**TASK STATEMENT**
Transcribe every entry word for word, leaving out all images.

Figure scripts
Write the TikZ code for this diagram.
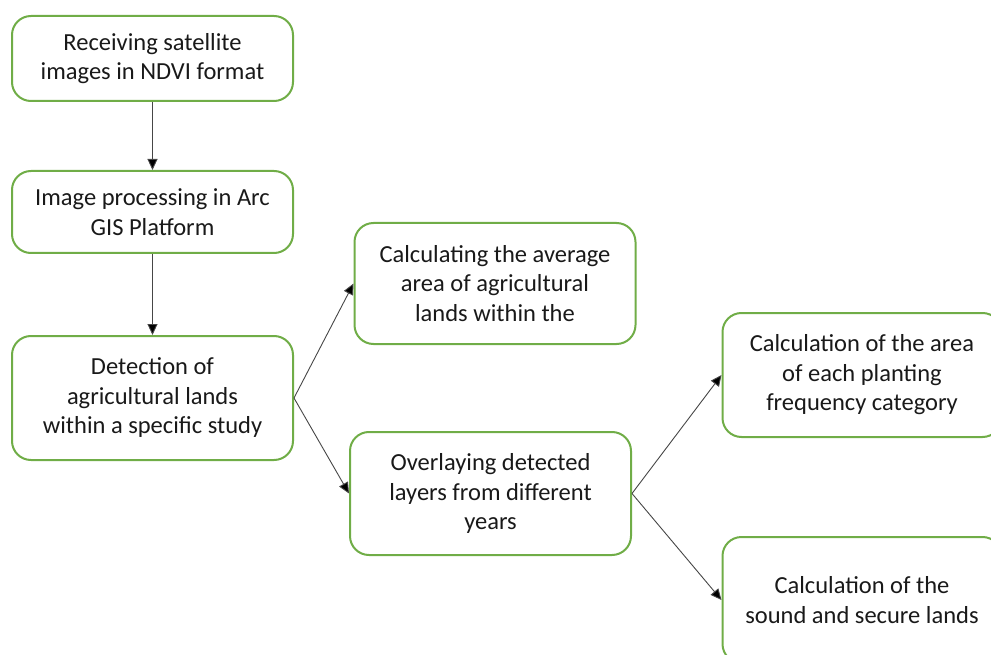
\documentclass[tikz,border=0pt]{standalone}
\usepackage{fontspec}
\setmainfont{Carlito}
\usepackage{tikz}
\usetikzlibrary{arrows.meta}
\usetikzlibrary{positioning}
\definecolor{boxgreen}{RGB}{112,173,71}
\definecolor{linegray}{RGB}{70,70,70}
\tikzset{box/.style = {draw=boxgreen, line width=2pt, rounded corners=19pt,
                       minimum width=281pt, align=center, text=black!90,
                       font=\fontsize{24.5}{29.5}\selectfont}}
\tikzset{link/.style = {draw=linegray, line width=0.9pt,
                        -{Triangle[length=11pt, width=10pt, fill=black]}}}

\begin{document}
\begin{tikzpicture}[x=1pt, y=-1pt]
      \useasboundingbox (0, 0) rectangle (991, 655);
      \clip (0, 0) rectangle (991, 655);

      \node (recv) at (152.5, 58.5) [box, minimum height=85pt] {Receiving satellite\\images in NDVI format};
      \node (proc) at (152.5, 212) [box, minimum height=82pt] {Image processing in Arc\\GIS Platform};
      \node (detect) at (152.5, 398) [box, minimum height=124pt] {Detection of\\agricultural lands\\within a specific study};

      \node (avg) at (495, 283.5) [box, minimum height=121pt] {Calculating the average\\area of agricultural\\lands within the};
      \node (overlay) at (490.5, 493.5) [box, minimum height=123pt] {Overlaying detected\\layers from different\\years};

      \node (freq) at (862, 375) [box, minimum height=124pt, minimum width=279pt] {Calculation of the area\\of each planting\\frequency category};
      \node (sound) at (862, 600) [box, minimum height=126pt, minimum width=279pt] {Calculation of the\\sound and secure lands};

      \draw [link] (recv) -- (proc);
      \draw [link] (proc) -- (detect);
      \draw [link] (detect.east) -- (avg.west);
      \draw [link] (detect.east) -- (overlay.west);
      \draw [link] (overlay.east) -- (freq.west);
      \draw [link] (overlay.east) -- (sound.west);
    \end{tikzpicture}
\end{document}
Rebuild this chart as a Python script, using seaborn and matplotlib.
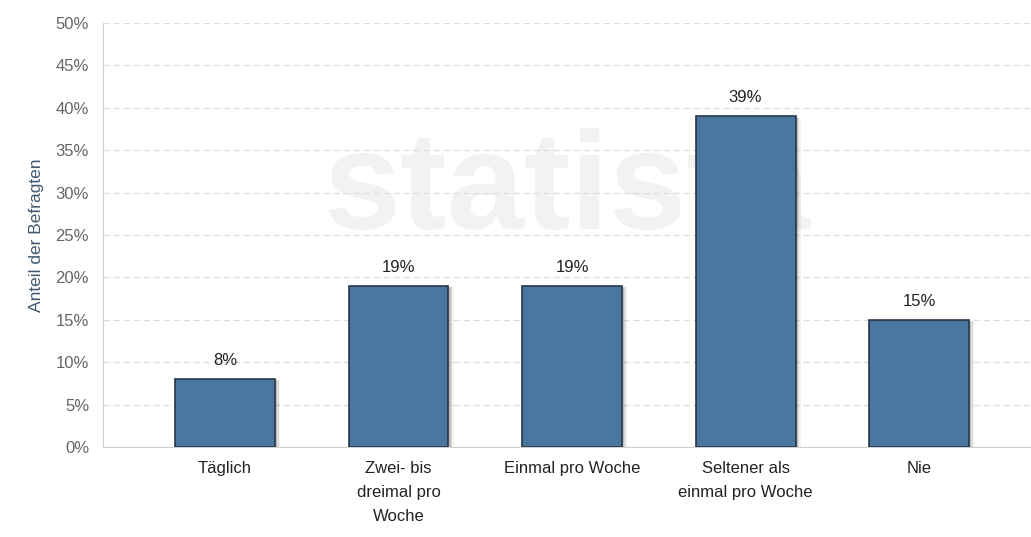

**EXPECTED ANSWER**
Write the TikZ code for this diagram.
\documentclass[tikz,border=0pt]{standalone}
\usepackage{fontspec}
\setmainfont{Carlito}
\usepackage{tikz}
\usetikzlibrary{arrows.meta}
\usetikzlibrary{positioning}
\definecolor{boxgreen}{RGB}{112,173,71}
\definecolor{linegray}{RGB}{70,70,70}
\tikzset{box/.style = {draw=boxgreen, line width=2pt, rounded corners=19pt,
                       minimum width=281pt, align=center, text=black!90,
                       font=\fontsize{24.5}{29.5}\selectfont}}
\tikzset{link/.style = {draw=linegray, line width=0.9pt,
                        -{Triangle[length=11pt, width=10pt, fill=black]}}}

\begin{document}
\begin{tikzpicture}[x=1pt, y=-1pt]
      \useasboundingbox (0, 0) rectangle (991, 655);
      \clip (0, 0) rectangle (991, 655);

      \node (recv) at (152.5, 58.5) [box, minimum height=85pt] {Receiving satellite\\images in NDVI format};
      \node (proc) at (152.5, 212) [box, minimum height=82pt] {Image processing in Arc\\GIS Platform};
      \node (detect) at (152.5, 398) [box, minimum height=124pt] {Detection of\\agricultural lands\\within a specific study};

      \node (avg) at (495, 283.5) [box, minimum height=121pt] {Calculating the average\\area of agricultural\\lands within the};
      \node (overlay) at (490.5, 493.5) [box, minimum height=123pt] {Overlaying detected\\layers from different\\years};

      \node (freq) at (862, 375) [box, minimum height=124pt, minimum width=279pt] {Calculation of the area\\of each planting\\frequency category};
      \node (sound) at (862, 600) [box, minimum height=126pt, minimum width=279pt] {Calculation of the\\sound and secure lands};

      \draw [link] (recv) -- (proc);
      \draw [link] (proc) -- (detect);
      \draw [link] (detect.east) -- (avg.west);
      \draw [link] (detect.east) -- (overlay.west);
      \draw [link] (overlay.east) -- (freq.west);
      \draw [link] (overlay.east) -- (sound.west);
    \end{tikzpicture}
\end{document}
Rebuild this chart as a Python script, using seaborn and matplotlib.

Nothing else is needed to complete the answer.